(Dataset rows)
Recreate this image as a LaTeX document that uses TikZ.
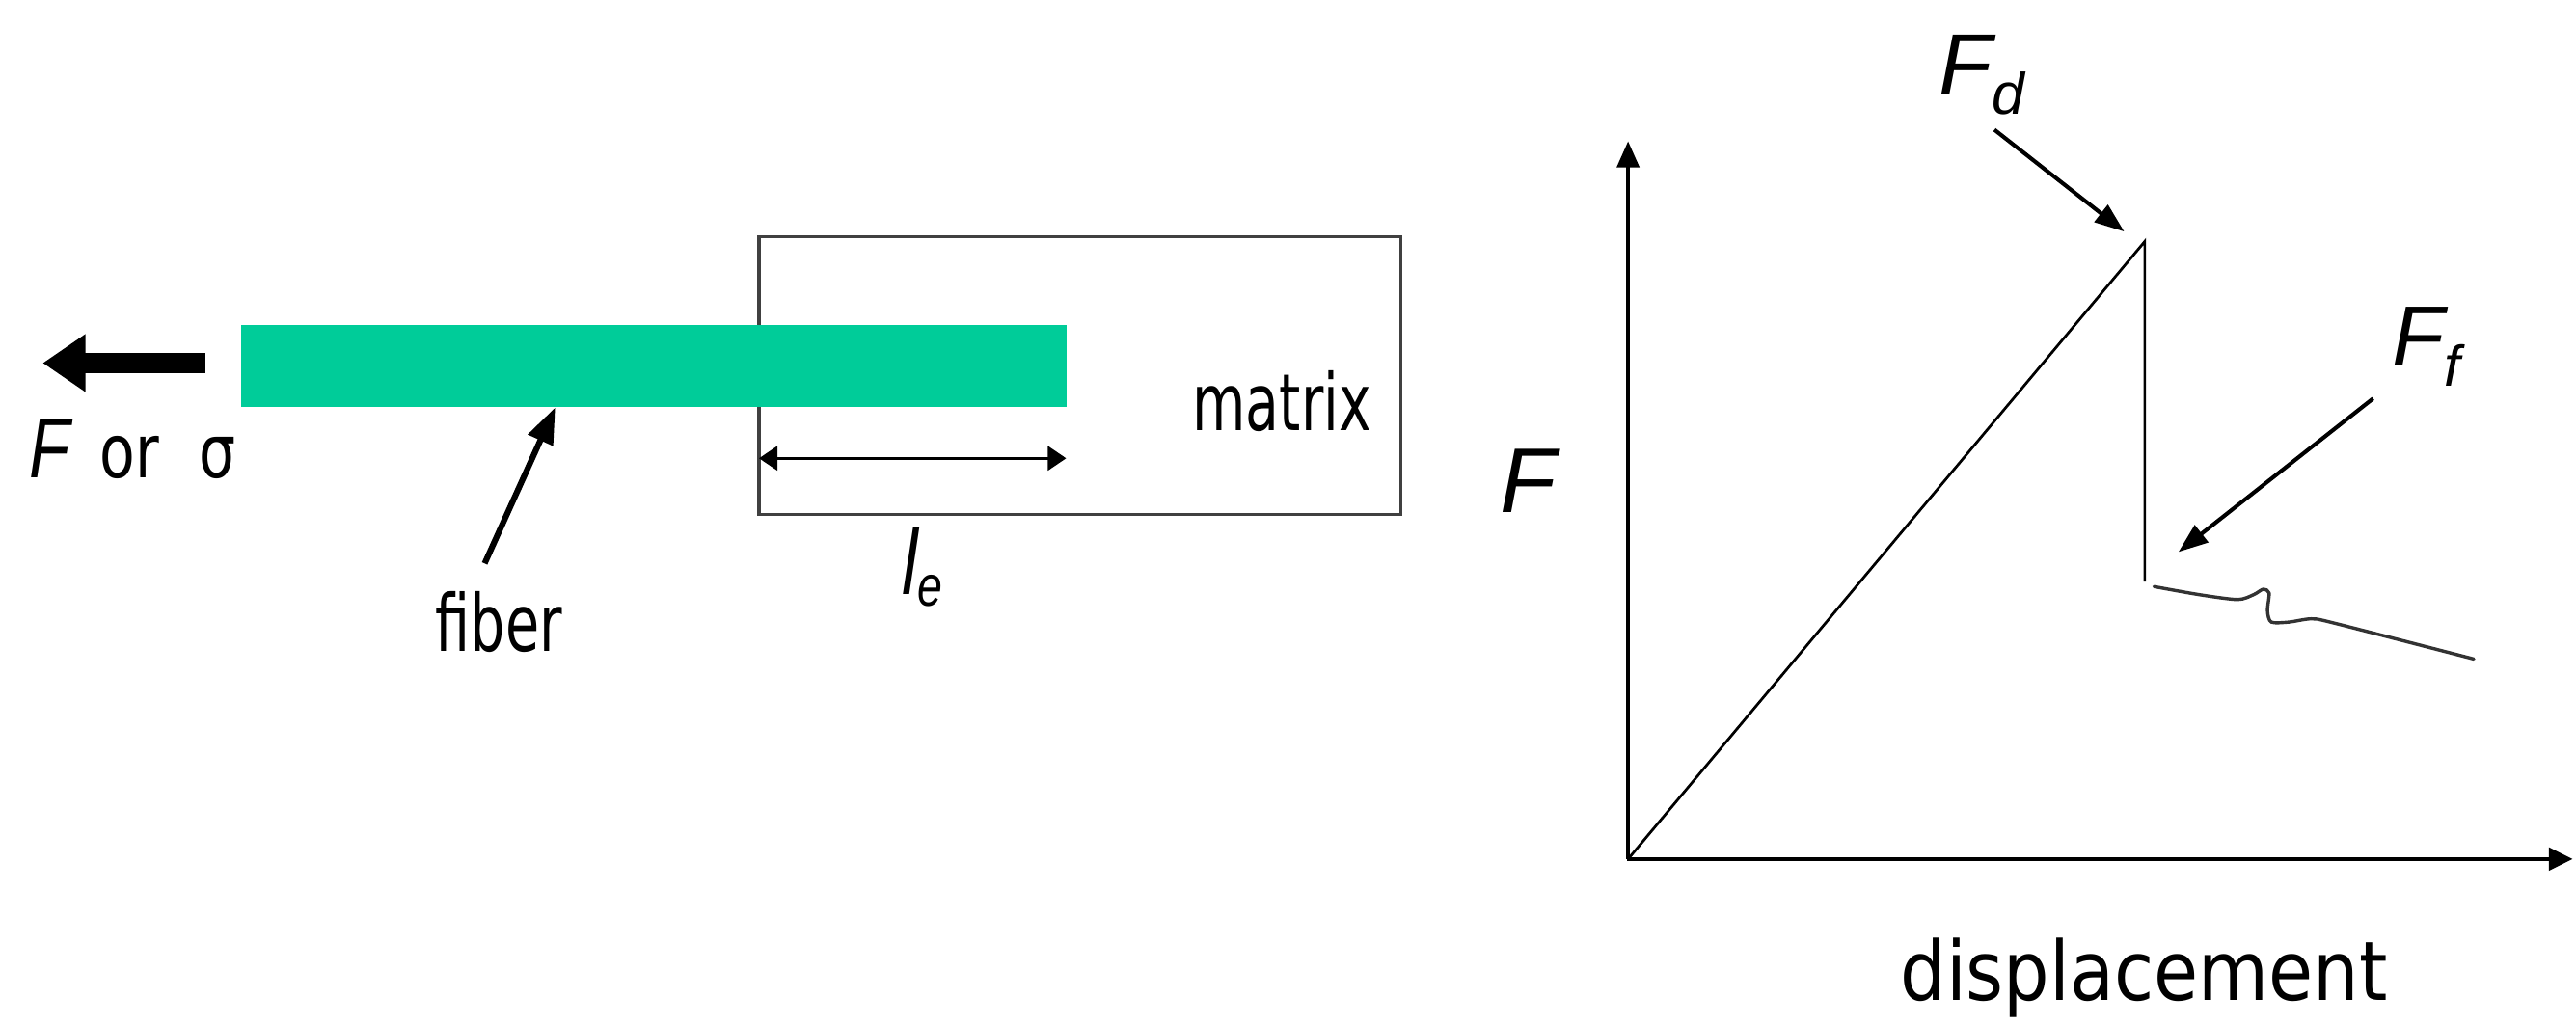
\documentclass[tikz,border=0pt]{standalone}
\usepackage{fontspec}
\usepackage{graphicx}
\usetikzlibrary{arrows.meta}
\newfontfamily\dvs{DejaVu Sans}
\newfontfamily\lsn{Liberation Sans}
\definecolor{fibergreen}{RGB}{0,204,153}
\newcommand\fsz[1]{\fontsize{#1}{#1}\selectfont}
\begin{document}
\begin{tikzpicture}[x=0.5pt,y=-0.5pt,
  lbl/.style={inner sep=0pt, outer sep=0pt, text=black},
  boxline/.style={line width=0.9pt, draw=black!75},
  plotline/.style={line width=0.8pt, draw=black},
  wiggle/.style={line width=1pt, draw=black!80, line join=round, line cap=round},
  pointer/.style={line width=1.2pt, -{Triangle[length=9pt,width=6.5pt]}},
  dimarrow/.style={line width=1pt, {Triangle[length=5.6pt,width=7.3pt]}-{Triangle[length=5.6pt,width=7.3pt]}}
]
\useasboundingbox (0,0) rectangle (1568,624.6);

% matrix box and fiber
\coordinate (mtl) at (462,144);
\coordinate (mbr) at (852.5,313);
\draw[boxline] (mtl) rectangle (mbr);
\coordinate (ftl) at (147,197.7);
\coordinate (fbr) at (649,247.6);
\fill[fibergreen] (ftl) rectangle (fbr);

% pulling force arrow
\coordinate (ptail) at (125,221);
\coordinate (ptip) at (26,221);
\draw[line width=6.4pt, -{Triangle[length=13pt,width=16.7pt]}] (ptail) -- (ptip);
\node[lbl, anchor=base west] (forsig) at (18,291)
  {\scalebox{0.78}[1]{\lsn\itshape\fsz{26pt}F\upshape\dvs\fsz{22.6pt}\hspace{11.6pt}or\hspace{15.6pt}σ}};

% fiber label
\node[lbl, anchor=base] (fibertxt) at (303.7,396.3) {\scalebox{0.70}[1]{\dvs\fsz{24pt}fiber}};
\coordinate (fa0) at (295,343);
\coordinate (fa1) at (338,248);
\draw[line width=1.8pt, -{Triangle[length=11pt,width=8pt]}] (fa0) -- (fa1);

% embedded length
\coordinate (le0) at (462,279);
\coordinate (le1) at (649,279);
\draw[dimarrow] (le0) -- (le1);
\node[lbl, anchor=base west] (letxt) at (549,362)
  {\scalebox{0.78}[1]{\lsn\itshape\fsz{28pt}l\raisebox{-3.5pt}{\fsz{17.5pt}e}}};

% matrix label
\node[lbl, anchor=base] (matrixtxt) at (780.3,262.2) {\scalebox{0.695}[1]{\dvs\fsz{24pt}matrix}};

% plot
\coordinate (O) at (991,523);
\coordinate (ytip) at (991,86);
\coordinate (xstart) at (990.3,523);
\coordinate (xtip) at (1566,523);
\draw[line width=1pt, -{Triangle[length=8pt,width=6.8pt]}] (O) -- (ytip);
\draw[line width=1.4pt, -{Triangle[length=7.3pt,width=6.8pt]}] (xstart) -- (xtip);
\coordinate (P) at (1305.5,147);
\coordinate (D) at (1305.5,354);
\draw[plotline, line join=miter] (O) -- (P) -- (D);
\draw[wiggle] plot[smooth, tension=0.45] coordinates {
  (1311.1,357.1) (1338.5,362) (1362,365) (1371.8,362) (1377.6,358.7)
  (1381.2,361) (1380.2,371.8) (1382.5,378.7) (1393.3,378.7) (1407,376.7)
  (1420.7,379.3) (1505.8,401.2)};

\node[lbl, anchor=base west] (Faxis) at (913,312) {\lsn\itshape\fsz{28pt}F};
\node[lbl, anchor=base] (disp) at (1305,609) {\scalebox{0.88}[1]{\dvs\fsz{25pt}displacement}};

\node[lbl, anchor=base west] (Fd) at (1180,57.7)
  {\lsn\itshape\fsz{26.5pt}F\raisebox{-6pt}{\fsz{17.8pt}d}};
\coordinate (fd0) at (1214,79);
\coordinate (fd1) at (1293,141);
\draw[pointer] (fd0) -- (fd1);

\node[lbl, anchor=base west] (Ff) at (1456,223)
  {\lsn\itshape\fsz{26pt}F\raisebox{-6pt}{\fsz{17.5pt}f}};
\coordinate (ff0) at (1444.5,242.6);
\coordinate (ff1) at (1326,336);
\draw[pointer] (ff0) -- (ff1);
\end{tikzpicture}
\end{document}
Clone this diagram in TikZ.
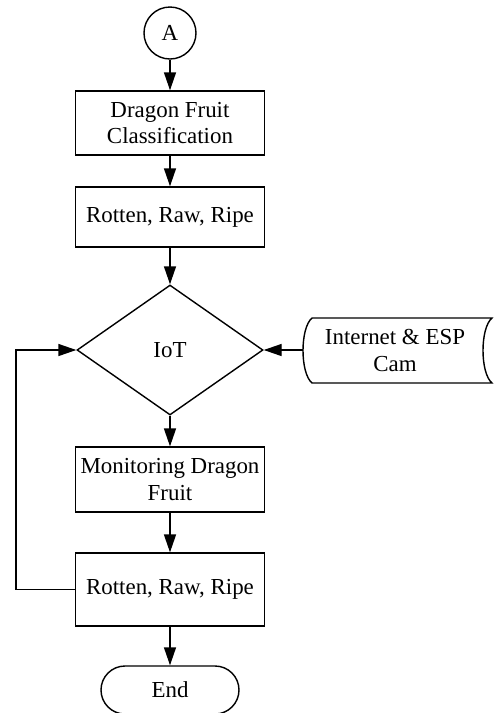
\documentclass[tikz,border=0pt]{standalone}
\usepackage{fontspec}
\setmainfont{Liberation Serif}
\usetikzlibrary{shapes.geometric, arrows.meta}

\begin{document}
\begin{tikzpicture}[align=center, font=\fontsize{16.3}{19}\selectfont, line width=1pt,
  box/.style={draw, minimum width=4.725cm, inner sep=2pt},
  arr/.style={-{Triangle[length=0.45cm, width=0.3cm]}}]

\useasboundingbox (0,0) rectangle (12.35,-17.825);

% Start
\node[draw, circle, minimum size=1.3cm, inner sep=0pt] (conA) at (4.25,-0.825) {A};

% Classification
\node[box, minimum height=1.6cm] (classify) at (4.25,-3.075) {Dragon Fruit\\Classification};
\node[box, minimum height=1.5cm] (result) at (4.25,-5.425) {Rotten, Raw, Ripe};

% IoT
\node[draw, diamond, minimum width=4.65cm, minimum height=3.25cm, inner sep=0pt] (iot) at (4.25,-8.75) {IoT};

% Internet & ESP Cam
\draw (7.8,-7.95) -- (12.3,-7.95) .. controls (12.0,-8.2) and (12.0,-9.325) .. (12.3,-9.575)
  -- (7.8,-9.575) .. controls (7.5,-9.325) and (7.5,-8.2) .. cycle;
\node (cam) at (9.875,-8.76) {Internet \& ESP\\Cam};
\coordinate (camin) at (7.575,-8.75);

% Monitoring
\node[box, minimum height=1.625cm] (monitor) at (4.25,-11.99) {Monitoring Dragon\\Fruit};
\node[box, minimum height=1.825cm] (status) at (4.25,-14.74) {Rotten, Raw, Ripe};

% End
\node[draw, rounded corners=0.6cm, minimum width=3.45cm, minimum height=1.2cm] (finish) at (4.25,-17.25) {End};

% Arrows
\coordinate (loop) at (0.4,-14.74);
\draw[arr] (conA) -- (classify);
\draw[arr] (classify) -- (result);
\draw[arr] (result) -- (iot);
\draw[arr] (iot) -- (monitor);
\draw[arr] (monitor) -- (status);
\draw[arr] (status) -- (finish);
\draw[arr] (camin) -- (iot.east);
\draw[arr] (status.west) -- (loop) |- (iot.west);

\end{tikzpicture}
\end{document}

- TASK DIRECTIONS -
Copy every record above exactly as written, but leave out the pictures.

- RESPONSE TO THIS TASK -
Recreate this image as a LaTeX document that uses TikZ.
\documentclass[tikz,border=0pt]{standalone}
\usepackage{fontspec}
\usepackage{graphicx}
\usetikzlibrary{arrows.meta}
\newfontfamily\dvs{DejaVu Sans}
\newfontfamily\lsn{Liberation Sans}
\definecolor{fibergreen}{RGB}{0,204,153}
\newcommand\fsz[1]{\fontsize{#1}{#1}\selectfont}
\begin{document}
\begin{tikzpicture}[x=0.5pt,y=-0.5pt,
  lbl/.style={inner sep=0pt, outer sep=0pt, text=black},
  boxline/.style={line width=0.9pt, draw=black!75},
  plotline/.style={line width=0.8pt, draw=black},
  wiggle/.style={line width=1pt, draw=black!80, line join=round, line cap=round},
  pointer/.style={line width=1.2pt, -{Triangle[length=9pt,width=6.5pt]}},
  dimarrow/.style={line width=1pt, {Triangle[length=5.6pt,width=7.3pt]}-{Triangle[length=5.6pt,width=7.3pt]}}
]
\useasboundingbox (0,0) rectangle (1568,624.6);

% matrix box and fiber
\coordinate (mtl) at (462,144);
\coordinate (mbr) at (852.5,313);
\draw[boxline] (mtl) rectangle (mbr);
\coordinate (ftl) at (147,197.7);
\coordinate (fbr) at (649,247.6);
\fill[fibergreen] (ftl) rectangle (fbr);

% pulling force arrow
\coordinate (ptail) at (125,221);
\coordinate (ptip) at (26,221);
\draw[line width=6.4pt, -{Triangle[length=13pt,width=16.7pt]}] (ptail) -- (ptip);
\node[lbl, anchor=base west] (forsig) at (18,291)
  {\scalebox{0.78}[1]{\lsn\itshape\fsz{26pt}F\upshape\dvs\fsz{22.6pt}\hspace{11.6pt}or\hspace{15.6pt}σ}};

% fiber label
\node[lbl, anchor=base] (fibertxt) at (303.7,396.3) {\scalebox{0.70}[1]{\dvs\fsz{24pt}fiber}};
\coordinate (fa0) at (295,343);
\coordinate (fa1) at (338,248);
\draw[line width=1.8pt, -{Triangle[length=11pt,width=8pt]}] (fa0) -- (fa1);

% embedded length
\coordinate (le0) at (462,279);
\coordinate (le1) at (649,279);
\draw[dimarrow] (le0) -- (le1);
\node[lbl, anchor=base west] (letxt) at (549,362)
  {\scalebox{0.78}[1]{\lsn\itshape\fsz{28pt}l\raisebox{-3.5pt}{\fsz{17.5pt}e}}};

% matrix label
\node[lbl, anchor=base] (matrixtxt) at (780.3,262.2) {\scalebox{0.695}[1]{\dvs\fsz{24pt}matrix}};

% plot
\coordinate (O) at (991,523);
\coordinate (ytip) at (991,86);
\coordinate (xstart) at (990.3,523);
\coordinate (xtip) at (1566,523);
\draw[line width=1pt, -{Triangle[length=8pt,width=6.8pt]}] (O) -- (ytip);
\draw[line width=1.4pt, -{Triangle[length=7.3pt,width=6.8pt]}] (xstart) -- (xtip);
\coordinate (P) at (1305.5,147);
\coordinate (D) at (1305.5,354);
\draw[plotline, line join=miter] (O) -- (P) -- (D);
\draw[wiggle] plot[smooth, tension=0.45] coordinates {
  (1311.1,357.1) (1338.5,362) (1362,365) (1371.8,362) (1377.6,358.7)
  (1381.2,361) (1380.2,371.8) (1382.5,378.7) (1393.3,378.7) (1407,376.7)
  (1420.7,379.3) (1505.8,401.2)};

\node[lbl, anchor=base west] (Faxis) at (913,312) {\lsn\itshape\fsz{28pt}F};
\node[lbl, anchor=base] (disp) at (1305,609) {\scalebox{0.88}[1]{\dvs\fsz{25pt}displacement}};

\node[lbl, anchor=base west] (Fd) at (1180,57.7)
  {\lsn\itshape\fsz{26.5pt}F\raisebox{-6pt}{\fsz{17.8pt}d}};
\coordinate (fd0) at (1214,79);
\coordinate (fd1) at (1293,141);
\draw[pointer] (fd0) -- (fd1);

\node[lbl, anchor=base west] (Ff) at (1456,223)
  {\lsn\itshape\fsz{26pt}F\raisebox{-6pt}{\fsz{17.5pt}f}};
\coordinate (ff0) at (1444.5,242.6);
\coordinate (ff1) at (1326,336);
\draw[pointer] (ff0) -- (ff1);
\end{tikzpicture}
\end{document}
Clone this diagram in TikZ.
\documentclass[tikz,border=0pt]{standalone}
\usepackage{fontspec}
\setmainfont{Liberation Serif}
\usetikzlibrary{shapes.geometric, arrows.meta}

\begin{document}
\begin{tikzpicture}[align=center, font=\fontsize{16.3}{19}\selectfont, line width=1pt,
  box/.style={draw, minimum width=4.725cm, inner sep=2pt},
  arr/.style={-{Triangle[length=0.45cm, width=0.3cm]}}]

\useasboundingbox (0,0) rectangle (12.35,-17.825);

% Start
\node[draw, circle, minimum size=1.3cm, inner sep=0pt] (conA) at (4.25,-0.825) {A};

% Classification
\node[box, minimum height=1.6cm] (classify) at (4.25,-3.075) {Dragon Fruit\\Classification};
\node[box, minimum height=1.5cm] (result) at (4.25,-5.425) {Rotten, Raw, Ripe};

% IoT
\node[draw, diamond, minimum width=4.65cm, minimum height=3.25cm, inner sep=0pt] (iot) at (4.25,-8.75) {IoT};

% Internet & ESP Cam
\draw (7.8,-7.95) -- (12.3,-7.95) .. controls (12.0,-8.2) and (12.0,-9.325) .. (12.3,-9.575)
  -- (7.8,-9.575) .. controls (7.5,-9.325) and (7.5,-8.2) .. cycle;
\node (cam) at (9.875,-8.76) {Internet \& ESP\\Cam};
\coordinate (camin) at (7.575,-8.75);

% Monitoring
\node[box, minimum height=1.625cm] (monitor) at (4.25,-11.99) {Monitoring Dragon\\Fruit};
\node[box, minimum height=1.825cm] (status) at (4.25,-14.74) {Rotten, Raw, Ripe};

% End
\node[draw, rounded corners=0.6cm, minimum width=3.45cm, minimum height=1.2cm] (finish) at (4.25,-17.25) {End};

% Arrows
\coordinate (loop) at (0.4,-14.74);
\draw[arr] (conA) -- (classify);
\draw[arr] (classify) -- (result);
\draw[arr] (result) -- (iot);
\draw[arr] (iot) -- (monitor);
\draw[arr] (monitor) -- (status);
\draw[arr] (status) -- (finish);
\draw[arr] (camin) -- (iot.east);
\draw[arr] (status.west) -- (loop) |- (iot.west);

\end{tikzpicture}
\end{document}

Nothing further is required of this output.